Available data start
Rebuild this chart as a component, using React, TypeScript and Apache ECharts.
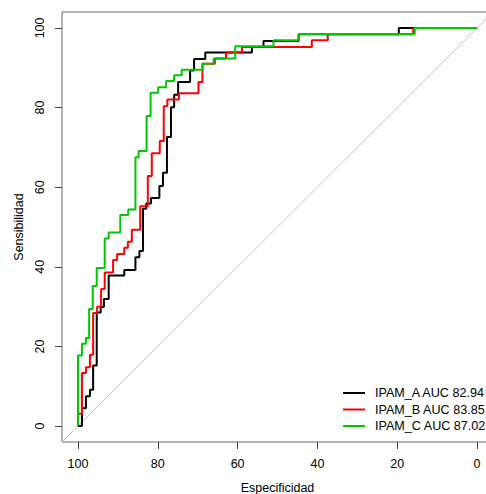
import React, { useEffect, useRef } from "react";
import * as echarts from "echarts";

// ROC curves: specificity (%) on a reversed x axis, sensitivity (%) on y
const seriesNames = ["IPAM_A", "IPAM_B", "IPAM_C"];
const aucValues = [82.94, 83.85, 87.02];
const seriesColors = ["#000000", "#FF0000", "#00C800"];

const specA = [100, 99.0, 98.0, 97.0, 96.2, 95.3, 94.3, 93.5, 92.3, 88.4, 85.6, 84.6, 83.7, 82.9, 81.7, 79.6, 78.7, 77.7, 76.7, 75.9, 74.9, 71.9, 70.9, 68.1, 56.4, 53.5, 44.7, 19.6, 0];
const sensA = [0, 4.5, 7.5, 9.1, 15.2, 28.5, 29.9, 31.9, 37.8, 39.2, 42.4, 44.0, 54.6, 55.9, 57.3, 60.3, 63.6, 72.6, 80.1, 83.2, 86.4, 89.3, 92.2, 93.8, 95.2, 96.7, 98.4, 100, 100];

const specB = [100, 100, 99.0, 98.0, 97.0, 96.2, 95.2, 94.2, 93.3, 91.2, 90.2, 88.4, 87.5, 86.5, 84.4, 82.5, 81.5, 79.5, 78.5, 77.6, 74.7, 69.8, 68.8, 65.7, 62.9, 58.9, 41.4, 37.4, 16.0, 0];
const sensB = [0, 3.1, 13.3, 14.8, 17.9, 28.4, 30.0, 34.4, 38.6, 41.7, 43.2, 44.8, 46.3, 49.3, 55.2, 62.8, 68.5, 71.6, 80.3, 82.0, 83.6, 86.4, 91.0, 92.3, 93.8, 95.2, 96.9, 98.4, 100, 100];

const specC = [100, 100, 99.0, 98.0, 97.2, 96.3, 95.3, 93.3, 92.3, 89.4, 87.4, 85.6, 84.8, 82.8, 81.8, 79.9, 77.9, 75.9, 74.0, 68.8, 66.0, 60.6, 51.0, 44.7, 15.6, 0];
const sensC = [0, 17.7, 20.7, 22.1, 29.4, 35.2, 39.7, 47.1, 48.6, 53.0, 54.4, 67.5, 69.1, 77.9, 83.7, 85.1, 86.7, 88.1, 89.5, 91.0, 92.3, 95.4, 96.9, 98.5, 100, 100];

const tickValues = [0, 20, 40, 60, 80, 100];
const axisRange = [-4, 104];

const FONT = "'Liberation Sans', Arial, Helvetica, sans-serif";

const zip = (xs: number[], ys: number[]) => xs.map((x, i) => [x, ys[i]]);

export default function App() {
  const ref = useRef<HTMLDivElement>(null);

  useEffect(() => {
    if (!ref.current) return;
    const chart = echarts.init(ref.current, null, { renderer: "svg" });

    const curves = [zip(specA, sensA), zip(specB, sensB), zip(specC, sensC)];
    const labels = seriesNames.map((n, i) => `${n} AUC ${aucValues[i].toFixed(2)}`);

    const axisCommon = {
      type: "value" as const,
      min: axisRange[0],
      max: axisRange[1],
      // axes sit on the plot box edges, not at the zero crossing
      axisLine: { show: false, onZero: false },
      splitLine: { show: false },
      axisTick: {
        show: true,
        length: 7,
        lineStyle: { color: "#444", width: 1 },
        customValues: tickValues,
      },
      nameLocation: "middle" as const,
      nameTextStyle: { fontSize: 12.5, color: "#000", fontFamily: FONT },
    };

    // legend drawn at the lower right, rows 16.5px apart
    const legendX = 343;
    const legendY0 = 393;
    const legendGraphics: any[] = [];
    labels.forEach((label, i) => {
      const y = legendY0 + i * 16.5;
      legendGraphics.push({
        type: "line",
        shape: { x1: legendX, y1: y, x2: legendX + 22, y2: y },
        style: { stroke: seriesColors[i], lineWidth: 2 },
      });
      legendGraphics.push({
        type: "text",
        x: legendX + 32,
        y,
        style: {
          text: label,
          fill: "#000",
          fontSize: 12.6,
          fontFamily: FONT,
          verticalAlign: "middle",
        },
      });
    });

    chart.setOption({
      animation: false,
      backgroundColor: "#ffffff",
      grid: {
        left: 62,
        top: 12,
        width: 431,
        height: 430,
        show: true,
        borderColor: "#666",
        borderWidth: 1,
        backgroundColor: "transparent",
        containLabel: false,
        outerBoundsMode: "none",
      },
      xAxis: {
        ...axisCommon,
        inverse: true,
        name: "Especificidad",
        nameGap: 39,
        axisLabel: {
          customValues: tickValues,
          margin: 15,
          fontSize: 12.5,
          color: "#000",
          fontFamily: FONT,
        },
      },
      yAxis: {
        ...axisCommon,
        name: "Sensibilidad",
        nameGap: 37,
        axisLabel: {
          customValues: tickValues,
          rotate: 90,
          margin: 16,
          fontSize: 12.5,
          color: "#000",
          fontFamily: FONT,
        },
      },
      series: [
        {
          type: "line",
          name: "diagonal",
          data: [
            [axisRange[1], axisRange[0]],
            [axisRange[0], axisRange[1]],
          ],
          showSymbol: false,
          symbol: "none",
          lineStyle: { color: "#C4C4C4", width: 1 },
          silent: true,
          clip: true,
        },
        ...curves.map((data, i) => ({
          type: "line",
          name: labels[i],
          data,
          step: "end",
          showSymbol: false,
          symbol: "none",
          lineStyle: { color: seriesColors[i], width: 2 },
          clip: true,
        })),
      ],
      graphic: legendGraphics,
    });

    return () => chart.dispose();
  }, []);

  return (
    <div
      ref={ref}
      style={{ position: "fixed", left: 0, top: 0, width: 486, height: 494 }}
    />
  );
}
Available data end
* To be done:
Identify lines with the string "React". Copy each one.

* Task output:
Rebuild this chart as a component, using React, TypeScript and Apache ECharts.
import React, { useEffect, useRef } from "react";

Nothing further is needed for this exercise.